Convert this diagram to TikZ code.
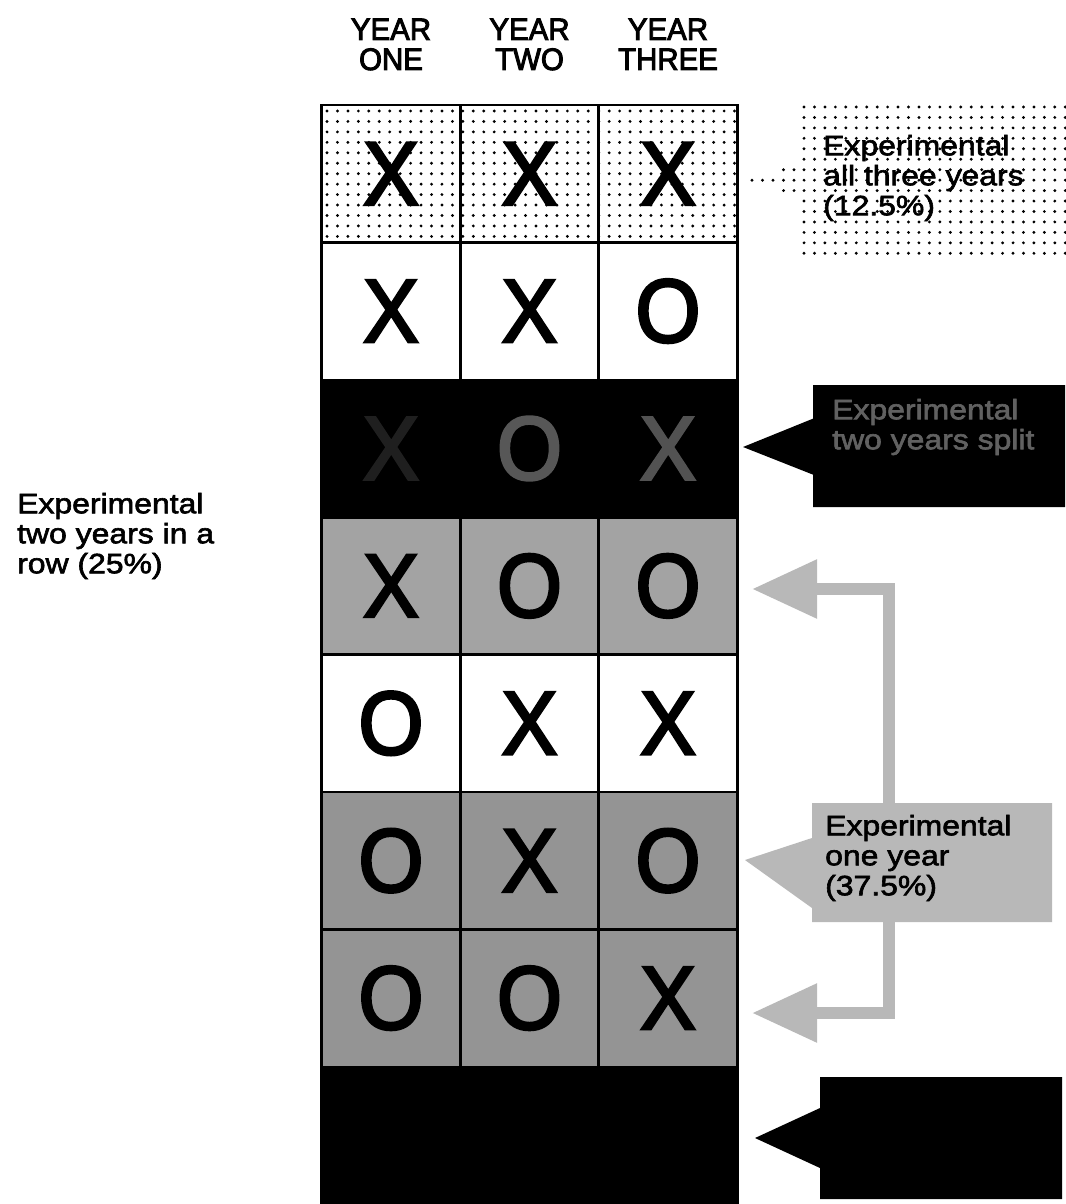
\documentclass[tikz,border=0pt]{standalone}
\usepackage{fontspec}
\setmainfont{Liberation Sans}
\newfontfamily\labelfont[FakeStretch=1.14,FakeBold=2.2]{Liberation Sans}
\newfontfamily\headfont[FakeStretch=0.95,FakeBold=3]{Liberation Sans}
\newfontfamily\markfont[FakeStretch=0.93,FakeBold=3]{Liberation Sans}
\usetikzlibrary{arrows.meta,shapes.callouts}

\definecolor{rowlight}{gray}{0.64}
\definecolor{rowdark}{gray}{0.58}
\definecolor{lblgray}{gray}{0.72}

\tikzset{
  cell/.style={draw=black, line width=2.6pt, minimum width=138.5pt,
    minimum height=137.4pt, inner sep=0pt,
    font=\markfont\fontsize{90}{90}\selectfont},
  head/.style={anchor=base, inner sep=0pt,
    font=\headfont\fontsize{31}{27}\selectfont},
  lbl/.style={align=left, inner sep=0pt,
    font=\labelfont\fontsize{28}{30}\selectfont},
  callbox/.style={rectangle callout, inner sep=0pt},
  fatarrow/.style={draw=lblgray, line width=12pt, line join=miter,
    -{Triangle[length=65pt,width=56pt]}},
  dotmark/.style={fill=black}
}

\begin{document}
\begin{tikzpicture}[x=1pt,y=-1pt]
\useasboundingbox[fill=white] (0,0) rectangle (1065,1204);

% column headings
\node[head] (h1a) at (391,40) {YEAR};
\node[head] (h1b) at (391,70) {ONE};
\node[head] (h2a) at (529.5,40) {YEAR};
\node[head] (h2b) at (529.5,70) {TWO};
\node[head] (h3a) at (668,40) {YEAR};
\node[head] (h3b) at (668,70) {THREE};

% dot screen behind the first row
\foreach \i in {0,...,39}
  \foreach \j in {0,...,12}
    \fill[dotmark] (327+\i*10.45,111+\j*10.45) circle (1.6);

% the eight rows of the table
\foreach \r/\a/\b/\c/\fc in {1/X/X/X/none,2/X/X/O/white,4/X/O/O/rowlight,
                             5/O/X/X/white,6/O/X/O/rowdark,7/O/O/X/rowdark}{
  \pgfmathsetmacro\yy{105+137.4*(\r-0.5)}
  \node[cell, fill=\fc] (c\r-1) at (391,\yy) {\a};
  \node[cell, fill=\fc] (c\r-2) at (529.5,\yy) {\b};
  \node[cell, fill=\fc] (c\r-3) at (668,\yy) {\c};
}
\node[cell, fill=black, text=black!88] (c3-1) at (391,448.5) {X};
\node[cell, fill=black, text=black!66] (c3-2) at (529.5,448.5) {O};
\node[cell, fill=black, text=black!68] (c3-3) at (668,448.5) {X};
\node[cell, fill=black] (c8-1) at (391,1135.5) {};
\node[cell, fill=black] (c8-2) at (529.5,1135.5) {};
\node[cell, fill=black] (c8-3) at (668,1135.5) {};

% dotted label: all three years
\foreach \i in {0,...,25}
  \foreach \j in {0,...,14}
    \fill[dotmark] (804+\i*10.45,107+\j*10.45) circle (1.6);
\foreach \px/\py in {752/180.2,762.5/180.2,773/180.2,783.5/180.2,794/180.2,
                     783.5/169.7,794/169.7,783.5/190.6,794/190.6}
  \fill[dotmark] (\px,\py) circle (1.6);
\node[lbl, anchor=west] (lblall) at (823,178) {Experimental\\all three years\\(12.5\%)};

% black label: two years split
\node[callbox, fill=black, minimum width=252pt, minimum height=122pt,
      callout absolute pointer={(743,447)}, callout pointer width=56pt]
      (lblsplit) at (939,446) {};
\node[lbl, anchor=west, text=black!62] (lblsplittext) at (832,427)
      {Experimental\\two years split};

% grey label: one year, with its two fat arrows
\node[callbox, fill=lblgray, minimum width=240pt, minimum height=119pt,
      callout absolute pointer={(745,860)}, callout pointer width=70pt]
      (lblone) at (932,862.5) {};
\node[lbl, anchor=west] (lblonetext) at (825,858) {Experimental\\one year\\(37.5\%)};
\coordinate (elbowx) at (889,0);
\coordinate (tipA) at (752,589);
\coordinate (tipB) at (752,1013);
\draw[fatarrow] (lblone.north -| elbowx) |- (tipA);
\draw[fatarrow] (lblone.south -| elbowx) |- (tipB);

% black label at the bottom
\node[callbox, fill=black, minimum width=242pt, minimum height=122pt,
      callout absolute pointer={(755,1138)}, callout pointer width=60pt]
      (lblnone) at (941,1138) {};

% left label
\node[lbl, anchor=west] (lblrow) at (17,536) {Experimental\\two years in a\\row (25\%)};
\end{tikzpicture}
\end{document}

-------------------------

* [Given exercise]
Each line above is to be copied verbatim. Drop any image from the copy.

* [Task solution]
Convert this diagram to TikZ code.
\documentclass[tikz,border=0pt]{standalone}
\usepackage{fontspec}
\setmainfont{Liberation Sans}
\newfontfamily\labelfont[FakeStretch=1.14,FakeBold=2.2]{Liberation Sans}
\newfontfamily\headfont[FakeStretch=0.95,FakeBold=3]{Liberation Sans}
\newfontfamily\markfont[FakeStretch=0.93,FakeBold=3]{Liberation Sans}
\usetikzlibrary{arrows.meta,shapes.callouts}

\definecolor{rowlight}{gray}{0.64}
\definecolor{rowdark}{gray}{0.58}
\definecolor{lblgray}{gray}{0.72}

\tikzset{
  cell/.style={draw=black, line width=2.6pt, minimum width=138.5pt,
    minimum height=137.4pt, inner sep=0pt,
    font=\markfont\fontsize{90}{90}\selectfont},
  head/.style={anchor=base, inner sep=0pt,
    font=\headfont\fontsize{31}{27}\selectfont},
  lbl/.style={align=left, inner sep=0pt,
    font=\labelfont\fontsize{28}{30}\selectfont},
  callbox/.style={rectangle callout, inner sep=0pt},
  fatarrow/.style={draw=lblgray, line width=12pt, line join=miter,
    -{Triangle[length=65pt,width=56pt]}},
  dotmark/.style={fill=black}
}

\begin{document}
\begin{tikzpicture}[x=1pt,y=-1pt]
\useasboundingbox[fill=white] (0,0) rectangle (1065,1204);

% column headings
\node[head] (h1a) at (391,40) {YEAR};
\node[head] (h1b) at (391,70) {ONE};
\node[head] (h2a) at (529.5,40) {YEAR};
\node[head] (h2b) at (529.5,70) {TWO};
\node[head] (h3a) at (668,40) {YEAR};
\node[head] (h3b) at (668,70) {THREE};

% dot screen behind the first row
\foreach \i in {0,...,39}
  \foreach \j in {0,...,12}
    \fill[dotmark] (327+\i*10.45,111+\j*10.45) circle (1.6);

% the eight rows of the table
\foreach \r/\a/\b/\c/\fc in {1/X/X/X/none,2/X/X/O/white,4/X/O/O/rowlight,
                             5/O/X/X/white,6/O/X/O/rowdark,7/O/O/X/rowdark}{
  \pgfmathsetmacro\yy{105+137.4*(\r-0.5)}
  \node[cell, fill=\fc] (c\r-1) at (391,\yy) {\a};
  \node[cell, fill=\fc] (c\r-2) at (529.5,\yy) {\b};
  \node[cell, fill=\fc] (c\r-3) at (668,\yy) {\c};
}
\node[cell, fill=black, text=black!88] (c3-1) at (391,448.5) {X};
\node[cell, fill=black, text=black!66] (c3-2) at (529.5,448.5) {O};
\node[cell, fill=black, text=black!68] (c3-3) at (668,448.5) {X};
\node[cell, fill=black] (c8-1) at (391,1135.5) {};
\node[cell, fill=black] (c8-2) at (529.5,1135.5) {};
\node[cell, fill=black] (c8-3) at (668,1135.5) {};

% dotted label: all three years
\foreach \i in {0,...,25}
  \foreach \j in {0,...,14}
    \fill[dotmark] (804+\i*10.45,107+\j*10.45) circle (1.6);
\foreach \px/\py in {752/180.2,762.5/180.2,773/180.2,783.5/180.2,794/180.2,
                     783.5/169.7,794/169.7,783.5/190.6,794/190.6}
  \fill[dotmark] (\px,\py) circle (1.6);
\node[lbl, anchor=west] (lblall) at (823,178) {Experimental\\all three years\\(12.5\%)};

% black label: two years split
\node[callbox, fill=black, minimum width=252pt, minimum height=122pt,
      callout absolute pointer={(743,447)}, callout pointer width=56pt]
      (lblsplit) at (939,446) {};
\node[lbl, anchor=west, text=black!62] (lblsplittext) at (832,427)
      {Experimental\\two years split};

% grey label: one year, with its two fat arrows
\node[callbox, fill=lblgray, minimum width=240pt, minimum height=119pt,
      callout absolute pointer={(745,860)}, callout pointer width=70pt]
      (lblone) at (932,862.5) {};
\node[lbl, anchor=west] (lblonetext) at (825,858) {Experimental\\one year\\(37.5\%)};
\coordinate (elbowx) at (889,0);
\coordinate (tipA) at (752,589);
\coordinate (tipB) at (752,1013);
\draw[fatarrow] (lblone.north -| elbowx) |- (tipA);
\draw[fatarrow] (lblone.south -| elbowx) |- (tipB);

% black label at the bottom
\node[callbox, fill=black, minimum width=242pt, minimum height=122pt,
      callout absolute pointer={(755,1138)}, callout pointer width=60pt]
      (lblnone) at (941,1138) {};

% left label
\node[lbl, anchor=west] (lblrow) at (17,536) {Experimental\\two years in a\\row (25\%)};
\end{tikzpicture}
\end{document}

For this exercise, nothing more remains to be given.